WRITTEN REQUEST -> The copy must start at the line that contains "Emit a LaTeX" and finish at the line that contains "(38,185) rectangle (523,482);", reproducing each line exactly. Any picture in that span is omitted.

# DATA ROWS start

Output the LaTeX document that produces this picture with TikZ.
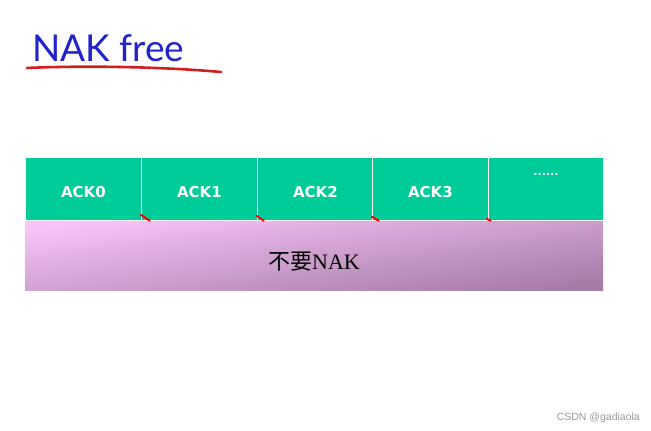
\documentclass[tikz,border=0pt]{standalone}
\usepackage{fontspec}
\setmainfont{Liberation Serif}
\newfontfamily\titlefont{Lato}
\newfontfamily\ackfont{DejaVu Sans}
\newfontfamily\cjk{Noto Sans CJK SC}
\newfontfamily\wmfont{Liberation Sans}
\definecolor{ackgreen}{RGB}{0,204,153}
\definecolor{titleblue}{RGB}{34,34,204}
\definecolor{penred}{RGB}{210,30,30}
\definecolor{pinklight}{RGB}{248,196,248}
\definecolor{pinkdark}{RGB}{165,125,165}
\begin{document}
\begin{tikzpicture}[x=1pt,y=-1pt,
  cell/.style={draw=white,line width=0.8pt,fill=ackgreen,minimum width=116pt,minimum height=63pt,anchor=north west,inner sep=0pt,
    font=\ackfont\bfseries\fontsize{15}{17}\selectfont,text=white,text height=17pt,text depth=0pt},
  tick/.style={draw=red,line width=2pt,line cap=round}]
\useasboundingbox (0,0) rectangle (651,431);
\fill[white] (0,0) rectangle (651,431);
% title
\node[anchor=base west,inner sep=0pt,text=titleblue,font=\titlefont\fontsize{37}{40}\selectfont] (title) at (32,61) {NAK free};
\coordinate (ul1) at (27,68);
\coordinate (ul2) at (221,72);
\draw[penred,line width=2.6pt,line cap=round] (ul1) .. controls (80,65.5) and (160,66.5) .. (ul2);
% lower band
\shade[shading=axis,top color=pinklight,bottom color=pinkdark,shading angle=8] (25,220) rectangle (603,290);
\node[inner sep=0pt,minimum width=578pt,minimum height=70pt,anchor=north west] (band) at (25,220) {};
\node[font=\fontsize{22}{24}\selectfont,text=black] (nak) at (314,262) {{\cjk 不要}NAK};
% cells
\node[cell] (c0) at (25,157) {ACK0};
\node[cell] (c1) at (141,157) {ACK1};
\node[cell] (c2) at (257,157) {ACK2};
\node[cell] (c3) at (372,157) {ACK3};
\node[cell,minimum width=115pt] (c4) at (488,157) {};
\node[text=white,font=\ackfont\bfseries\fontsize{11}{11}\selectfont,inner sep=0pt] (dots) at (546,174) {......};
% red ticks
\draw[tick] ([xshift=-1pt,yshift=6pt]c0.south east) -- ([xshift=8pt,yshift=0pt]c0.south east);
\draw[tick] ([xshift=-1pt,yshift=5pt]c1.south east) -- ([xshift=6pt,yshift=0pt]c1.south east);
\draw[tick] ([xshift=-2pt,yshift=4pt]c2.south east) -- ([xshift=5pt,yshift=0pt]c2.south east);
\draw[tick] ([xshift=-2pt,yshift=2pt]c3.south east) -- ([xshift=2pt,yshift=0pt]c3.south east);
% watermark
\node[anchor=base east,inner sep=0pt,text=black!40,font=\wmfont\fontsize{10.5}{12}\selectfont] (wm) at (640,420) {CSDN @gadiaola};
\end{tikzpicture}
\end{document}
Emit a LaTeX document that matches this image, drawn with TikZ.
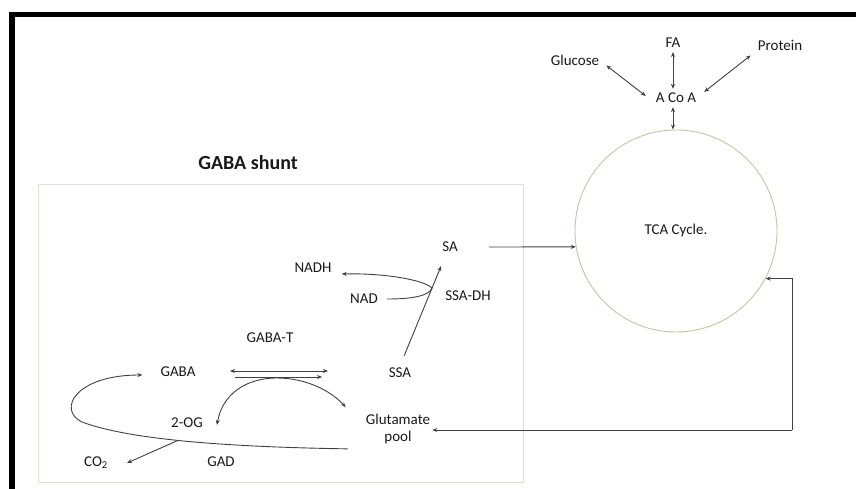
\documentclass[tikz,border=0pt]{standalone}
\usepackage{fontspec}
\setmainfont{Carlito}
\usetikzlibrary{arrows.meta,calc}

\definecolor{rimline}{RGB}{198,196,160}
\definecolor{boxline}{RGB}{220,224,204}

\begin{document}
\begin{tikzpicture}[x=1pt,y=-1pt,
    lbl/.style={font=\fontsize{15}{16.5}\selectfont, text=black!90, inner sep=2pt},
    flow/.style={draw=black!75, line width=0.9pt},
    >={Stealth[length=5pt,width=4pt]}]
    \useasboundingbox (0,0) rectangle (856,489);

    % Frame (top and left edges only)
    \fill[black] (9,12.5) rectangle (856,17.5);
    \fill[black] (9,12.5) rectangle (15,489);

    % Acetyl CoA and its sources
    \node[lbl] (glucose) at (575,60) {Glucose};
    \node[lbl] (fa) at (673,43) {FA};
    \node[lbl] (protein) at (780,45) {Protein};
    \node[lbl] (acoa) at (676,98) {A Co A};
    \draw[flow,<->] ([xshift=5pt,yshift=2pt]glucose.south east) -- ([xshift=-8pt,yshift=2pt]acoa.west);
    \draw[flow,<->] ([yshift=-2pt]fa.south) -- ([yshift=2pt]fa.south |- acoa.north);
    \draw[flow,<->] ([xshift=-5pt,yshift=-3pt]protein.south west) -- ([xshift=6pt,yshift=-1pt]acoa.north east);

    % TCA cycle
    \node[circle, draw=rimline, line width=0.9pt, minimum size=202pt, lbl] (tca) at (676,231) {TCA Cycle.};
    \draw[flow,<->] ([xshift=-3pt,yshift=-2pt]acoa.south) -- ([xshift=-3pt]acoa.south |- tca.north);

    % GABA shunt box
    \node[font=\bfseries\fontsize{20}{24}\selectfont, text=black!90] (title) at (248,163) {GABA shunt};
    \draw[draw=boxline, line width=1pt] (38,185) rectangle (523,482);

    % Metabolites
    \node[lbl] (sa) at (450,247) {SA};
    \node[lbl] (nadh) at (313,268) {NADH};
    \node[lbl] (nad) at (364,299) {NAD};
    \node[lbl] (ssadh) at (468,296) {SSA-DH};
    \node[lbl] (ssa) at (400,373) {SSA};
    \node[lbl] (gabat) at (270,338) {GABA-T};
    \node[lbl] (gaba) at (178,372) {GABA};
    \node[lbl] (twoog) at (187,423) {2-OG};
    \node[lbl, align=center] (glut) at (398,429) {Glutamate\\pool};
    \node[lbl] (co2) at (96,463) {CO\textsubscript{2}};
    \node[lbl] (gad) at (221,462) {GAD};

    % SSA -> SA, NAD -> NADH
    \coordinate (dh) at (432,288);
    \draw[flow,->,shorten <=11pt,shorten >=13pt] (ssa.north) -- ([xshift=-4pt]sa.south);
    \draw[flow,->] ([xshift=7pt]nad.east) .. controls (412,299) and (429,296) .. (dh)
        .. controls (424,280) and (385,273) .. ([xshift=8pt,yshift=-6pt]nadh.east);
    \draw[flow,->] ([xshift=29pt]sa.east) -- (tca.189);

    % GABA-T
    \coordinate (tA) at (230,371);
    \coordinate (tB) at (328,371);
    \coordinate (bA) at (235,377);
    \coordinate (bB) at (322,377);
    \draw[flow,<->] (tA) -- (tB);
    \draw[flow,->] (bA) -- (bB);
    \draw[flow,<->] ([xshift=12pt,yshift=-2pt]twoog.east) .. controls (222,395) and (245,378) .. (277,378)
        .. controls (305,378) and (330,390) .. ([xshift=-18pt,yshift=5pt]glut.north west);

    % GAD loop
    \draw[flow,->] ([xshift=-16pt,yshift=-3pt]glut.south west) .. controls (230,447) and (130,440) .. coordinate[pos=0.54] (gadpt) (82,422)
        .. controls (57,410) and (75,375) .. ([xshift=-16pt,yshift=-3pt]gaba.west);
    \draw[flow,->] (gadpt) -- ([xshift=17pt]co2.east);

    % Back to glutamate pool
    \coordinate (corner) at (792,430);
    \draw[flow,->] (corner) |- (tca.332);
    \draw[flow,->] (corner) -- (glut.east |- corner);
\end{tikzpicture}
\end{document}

# DATA ROWS end

TASK ANSWER ->
Emit a LaTeX document that matches this image, drawn with TikZ.
\documentclass[tikz,border=0pt]{standalone}
\usepackage{fontspec}
\setmainfont{Carlito}
\usetikzlibrary{arrows.meta,calc}

\definecolor{rimline}{RGB}{198,196,160}
\definecolor{boxline}{RGB}{220,224,204}

\begin{document}
\begin{tikzpicture}[x=1pt,y=-1pt,
    lbl/.style={font=\fontsize{15}{16.5}\selectfont, text=black!90, inner sep=2pt},
    flow/.style={draw=black!75, line width=0.9pt},
    >={Stealth[length=5pt,width=4pt]}]
    \useasboundingbox (0,0) rectangle (856,489);

    % Frame (top and left edges only)
    \fill[black] (9,12.5) rectangle (856,17.5);
    \fill[black] (9,12.5) rectangle (15,489);

    % Acetyl CoA and its sources
    \node[lbl] (glucose) at (575,60) {Glucose};
    \node[lbl] (fa) at (673,43) {FA};
    \node[lbl] (protein) at (780,45) {Protein};
    \node[lbl] (acoa) at (676,98) {A Co A};
    \draw[flow,<->] ([xshift=5pt,yshift=2pt]glucose.south east) -- ([xshift=-8pt,yshift=2pt]acoa.west);
    \draw[flow,<->] ([yshift=-2pt]fa.south) -- ([yshift=2pt]fa.south |- acoa.north);
    \draw[flow,<->] ([xshift=-5pt,yshift=-3pt]protein.south west) -- ([xshift=6pt,yshift=-1pt]acoa.north east);

    % TCA cycle
    \node[circle, draw=rimline, line width=0.9pt, minimum size=202pt, lbl] (tca) at (676,231) {TCA Cycle.};
    \draw[flow,<->] ([xshift=-3pt,yshift=-2pt]acoa.south) -- ([xshift=-3pt]acoa.south |- tca.north);

    % GABA shunt box
    \node[font=\bfseries\fontsize{20}{24}\selectfont, text=black!90] (title) at (248,163) {GABA shunt};
    \draw[draw=boxline, line width=1pt] (38,185) rectangle (523,482);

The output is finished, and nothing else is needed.